How difficult is it for them to drum up a pretext ?
How prone is that secret power to abuse, in the hands of corruptible officials?
What percentage of recent administrations have shown themselves to be too high-minded to abuse their power if they can do so in secret ?
It's not so much that I worship the Founders' original intent -- I'm motivated by the remembrance of the FBI files on Martin Luther King and the SNCC organizers, by the hundreds of thousands of names on the no-fly list, by the thought of this power in Karl Rove's hands, in Cheney's, in (may God avert) Sarah Palin's. In Rick Santorum's, in the hands of Sen. Inhofe or Rep. Steve King or Rep. Michelle Bachmann.
I'm with Franken. We need the austere restrictions in the plain language of the Bill of Rights, not because the Founders were perfectly prescient, but because the prevailing secret "security" surveillance regime in the hands of the unscrupulousis is an invitation to tyranny.
And I think that Karl Rove and his successors and imitators are a far greater threat to my nation and our freedoms than Al Queda.
1. What's all this fuss I
1. What's all this fuss I hear about roaming cervical caps?
2. What's all this fuss I hear about trollish blogger raps?
3. What's all this fuss I hear about exploding spinal taps?
An absurd argument.
For several decades now, the feds have obtained wiretap warrants for drug dealers using aliases. They're supposed to be aimed at a specific known individual and if they're not, they're denied.

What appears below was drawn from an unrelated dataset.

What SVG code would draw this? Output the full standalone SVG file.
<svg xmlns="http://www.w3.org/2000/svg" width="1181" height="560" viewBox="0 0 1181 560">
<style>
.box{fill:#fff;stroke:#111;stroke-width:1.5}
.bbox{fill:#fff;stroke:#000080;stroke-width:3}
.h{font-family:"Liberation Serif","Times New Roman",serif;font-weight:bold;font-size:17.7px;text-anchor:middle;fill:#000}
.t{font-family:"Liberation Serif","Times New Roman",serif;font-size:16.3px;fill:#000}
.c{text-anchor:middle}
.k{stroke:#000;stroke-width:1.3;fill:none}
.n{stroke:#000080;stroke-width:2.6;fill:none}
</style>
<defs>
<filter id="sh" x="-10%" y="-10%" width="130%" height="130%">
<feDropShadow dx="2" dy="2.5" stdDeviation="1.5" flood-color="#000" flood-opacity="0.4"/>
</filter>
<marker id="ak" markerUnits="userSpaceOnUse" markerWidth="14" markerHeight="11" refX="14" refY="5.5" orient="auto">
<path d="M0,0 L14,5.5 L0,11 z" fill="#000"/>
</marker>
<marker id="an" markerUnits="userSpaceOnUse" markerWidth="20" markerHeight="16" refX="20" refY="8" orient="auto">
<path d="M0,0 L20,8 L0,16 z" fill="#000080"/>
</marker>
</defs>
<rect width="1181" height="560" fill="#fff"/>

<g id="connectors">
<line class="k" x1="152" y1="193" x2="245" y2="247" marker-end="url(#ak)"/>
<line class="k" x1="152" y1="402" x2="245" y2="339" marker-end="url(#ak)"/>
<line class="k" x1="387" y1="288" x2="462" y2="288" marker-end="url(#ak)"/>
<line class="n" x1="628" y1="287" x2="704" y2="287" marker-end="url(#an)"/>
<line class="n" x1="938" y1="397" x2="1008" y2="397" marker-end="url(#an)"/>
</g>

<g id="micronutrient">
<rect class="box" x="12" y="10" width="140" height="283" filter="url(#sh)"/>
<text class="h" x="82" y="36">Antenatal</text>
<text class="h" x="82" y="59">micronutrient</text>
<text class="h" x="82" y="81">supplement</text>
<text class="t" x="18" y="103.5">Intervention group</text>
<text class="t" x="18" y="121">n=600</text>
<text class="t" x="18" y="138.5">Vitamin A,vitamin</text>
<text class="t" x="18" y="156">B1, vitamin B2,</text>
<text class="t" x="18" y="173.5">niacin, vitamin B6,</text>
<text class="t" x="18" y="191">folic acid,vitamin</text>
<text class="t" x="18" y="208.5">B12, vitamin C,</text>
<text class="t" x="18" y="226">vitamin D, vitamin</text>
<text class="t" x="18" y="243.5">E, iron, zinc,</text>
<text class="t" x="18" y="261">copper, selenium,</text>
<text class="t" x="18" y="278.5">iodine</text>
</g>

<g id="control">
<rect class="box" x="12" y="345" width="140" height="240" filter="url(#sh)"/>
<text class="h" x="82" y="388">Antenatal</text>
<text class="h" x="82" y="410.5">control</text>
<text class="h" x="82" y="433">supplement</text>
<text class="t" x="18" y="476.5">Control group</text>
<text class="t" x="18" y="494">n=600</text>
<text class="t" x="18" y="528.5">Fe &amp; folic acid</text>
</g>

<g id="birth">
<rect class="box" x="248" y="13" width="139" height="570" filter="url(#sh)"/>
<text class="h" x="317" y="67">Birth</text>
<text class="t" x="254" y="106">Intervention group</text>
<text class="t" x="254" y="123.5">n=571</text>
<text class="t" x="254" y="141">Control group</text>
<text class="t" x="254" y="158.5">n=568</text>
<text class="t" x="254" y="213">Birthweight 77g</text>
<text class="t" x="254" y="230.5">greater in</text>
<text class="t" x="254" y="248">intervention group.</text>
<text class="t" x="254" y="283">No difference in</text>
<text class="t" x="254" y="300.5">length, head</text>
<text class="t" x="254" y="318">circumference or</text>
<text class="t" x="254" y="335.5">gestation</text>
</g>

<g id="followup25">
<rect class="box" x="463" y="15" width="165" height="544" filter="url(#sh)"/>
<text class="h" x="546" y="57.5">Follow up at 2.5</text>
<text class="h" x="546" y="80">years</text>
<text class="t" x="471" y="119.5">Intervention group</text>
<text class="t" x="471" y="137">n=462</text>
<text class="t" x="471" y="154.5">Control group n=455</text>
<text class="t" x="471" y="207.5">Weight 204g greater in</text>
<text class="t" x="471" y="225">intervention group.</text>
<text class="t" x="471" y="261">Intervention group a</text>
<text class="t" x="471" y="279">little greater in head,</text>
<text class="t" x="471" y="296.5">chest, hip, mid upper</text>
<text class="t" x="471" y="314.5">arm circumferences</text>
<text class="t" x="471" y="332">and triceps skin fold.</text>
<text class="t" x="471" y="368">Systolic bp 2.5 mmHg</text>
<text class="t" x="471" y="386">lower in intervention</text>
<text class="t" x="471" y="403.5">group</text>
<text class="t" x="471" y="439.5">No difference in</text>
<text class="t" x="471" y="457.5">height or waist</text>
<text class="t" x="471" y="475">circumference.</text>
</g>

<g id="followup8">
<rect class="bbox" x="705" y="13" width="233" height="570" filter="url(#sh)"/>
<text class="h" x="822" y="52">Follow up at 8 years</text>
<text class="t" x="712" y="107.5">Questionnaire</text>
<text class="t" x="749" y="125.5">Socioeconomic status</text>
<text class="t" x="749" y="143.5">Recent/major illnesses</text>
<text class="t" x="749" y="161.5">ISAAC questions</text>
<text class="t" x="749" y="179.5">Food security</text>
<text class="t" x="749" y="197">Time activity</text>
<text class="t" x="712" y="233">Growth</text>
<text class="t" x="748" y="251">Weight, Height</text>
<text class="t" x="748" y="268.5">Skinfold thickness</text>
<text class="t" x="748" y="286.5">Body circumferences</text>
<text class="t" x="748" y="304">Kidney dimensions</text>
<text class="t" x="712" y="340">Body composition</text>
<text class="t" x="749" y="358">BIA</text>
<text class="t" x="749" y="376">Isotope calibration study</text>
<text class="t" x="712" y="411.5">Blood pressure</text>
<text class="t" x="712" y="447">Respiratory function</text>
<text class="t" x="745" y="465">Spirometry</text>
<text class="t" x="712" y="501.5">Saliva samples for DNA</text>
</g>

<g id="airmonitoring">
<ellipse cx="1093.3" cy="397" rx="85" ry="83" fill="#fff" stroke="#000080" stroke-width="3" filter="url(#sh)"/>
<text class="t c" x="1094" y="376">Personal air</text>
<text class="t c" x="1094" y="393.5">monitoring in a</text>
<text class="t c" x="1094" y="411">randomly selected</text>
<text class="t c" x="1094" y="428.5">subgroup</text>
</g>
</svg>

What's so difficult about this?
Amendment
> Personally, I'm inclined to stick to basic principles on this. I really do
> believe in a constitution that adapts in obvious ways to changing
> times and technologies, and the framers pretty clearly didn't anticipate
> wiretaps of any sort, let alone wiretaps on mobile phones or worldwide
> packet networks. "Place" has one meaning when the state of the art in
> communication technology is paper and quill pen, which can exist only
> in specific, well-defined locations, but quite a different meaning when
> you're tracking electronic signals through a globally distributed network
So let's have a Constitutional Amendment that says so. And while we're at it, we can just add another Amendment saying that the President has the ability to ignore any law he desires, and a third saying that the Vice-President can order torture whenever he wants. Piece of cake it should be to get those passed, eh?
Cranky
Oh, there might be a little _dissent_ over those amendments? You don't say...
I think Franken is right
I think Franken is right here. The Constitution hasn't got that many words, so you have to assume that a word like 'particular' is not just there as meaningless emphasis. The 4th Amenedment says plainly that you have to produce a warrant to search a particular person or a particular place. This is plainly not compatible with a warrant that covers a non-particular person, or covers any means of communication where a particular person happens to be using. These are generic warrants, which are not particular.
This is not an "original intent" argument. A "living Constitution" does not mean that you can pretend a word means its opposite when convenient.